Mr. Bluestone is an adjunct professor of law at St. John’s University College of Law, teaching Legal Malpractice.  Mr. Bluestone has argued legal malpractice cases in the Second Circuit, in the New York State Court of Appeals, each of the four New York Appellate Divisions, in all four of  the U.S. District Courts of New York and in Supreme Courts all over the state.  He has also been admitted pro haec vice in the states of Connecticut, New Jersey and Florida and was formally admitted to the US District Court of Connecticut and to its Bankruptcy Court all for legal malpractice matters. He has been retained by U.S. Trustees in legal malpractice cases from Bankruptcy Courts, and has represented municipalities, insurance companies, hedge funds, communications companies and international manufacturing firms.
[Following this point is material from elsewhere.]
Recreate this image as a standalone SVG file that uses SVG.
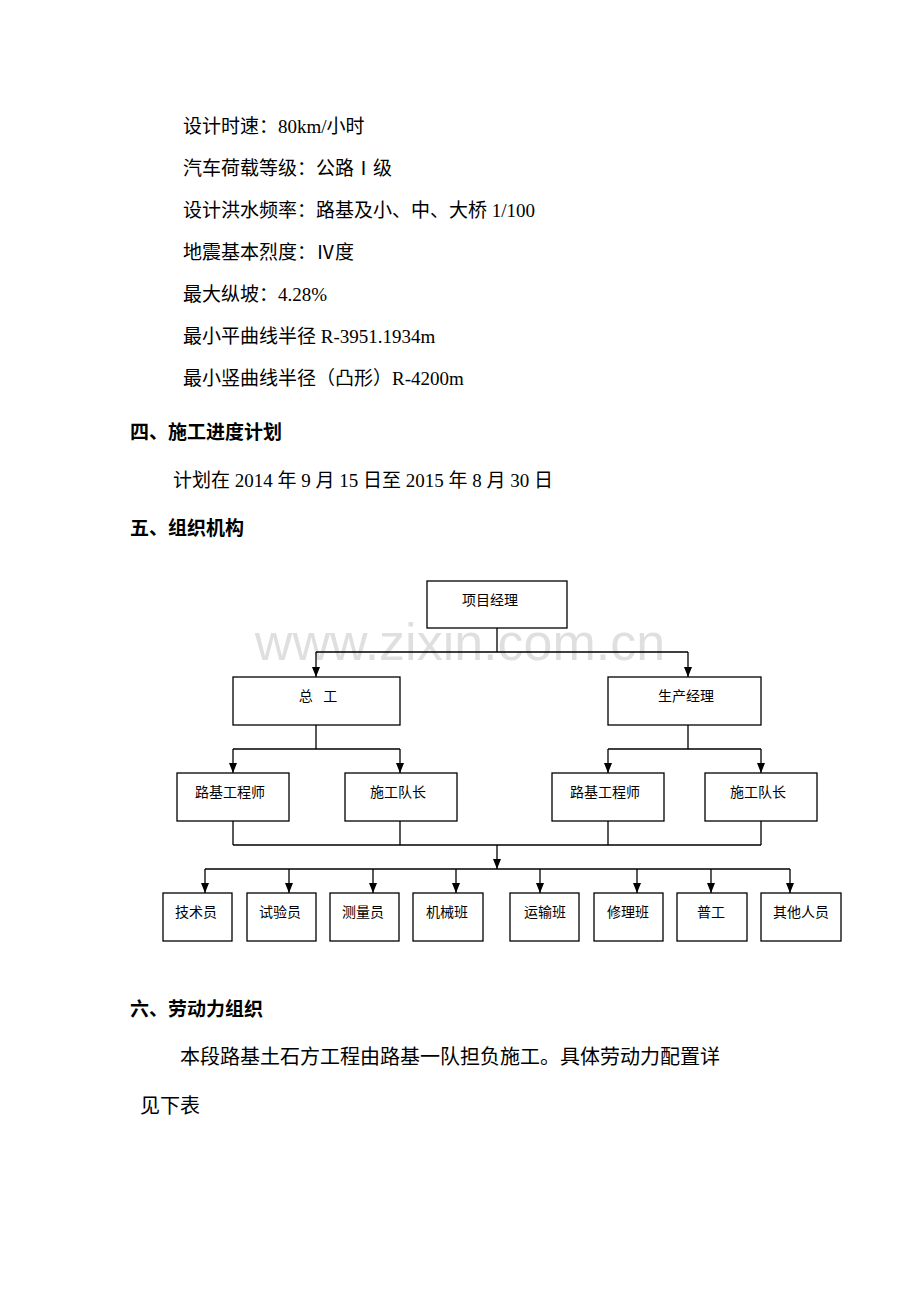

Mr. Bluestone regularly lectures in CLEs on legal malpractice.

Based upon his professional experience Bluestone was named a Diplomate and was Board Certified by the American Board of Professional Liability Attorneys in 2008 in Legal Malpractice. He remains Board Certified.  He was admitted to The Best Lawyers in America from 2012-2019.  He has been featured in Who’s Who in Law since 1993.

In the last years, Mr. Bluestone has been featured for two particularly noteworthy legal malpractice cases.  The first was a settlement of an $11.9 million dollar default legal malpractice case of Yeo v. Kasowitz, Benson, Torres & Friedman which was reported in the NYLJ on August 15, 2016. Most recently, Mr. Bluestone obtained a rare plaintiff’s verdict in a legal malpractice case on behalf of the City of White Plains v. Joseph Maria, reported in the NYLJ on February 14, 2017. It was the sole legal malpractice jury verdict in the State of New York for 2017.

Bluestone has been at the forefront of the development of legal malpractice principles and has contributed case law decisions, writing and lecturing which have been recognized by his peers.  He is regularly mentioned in academic writing, and his past cases are often cited in current legal malpractice decisions. He is recognized for his ample writings on Judiciary Law § 487, a 850 year old statute deriving from England which relates to attorney deceit.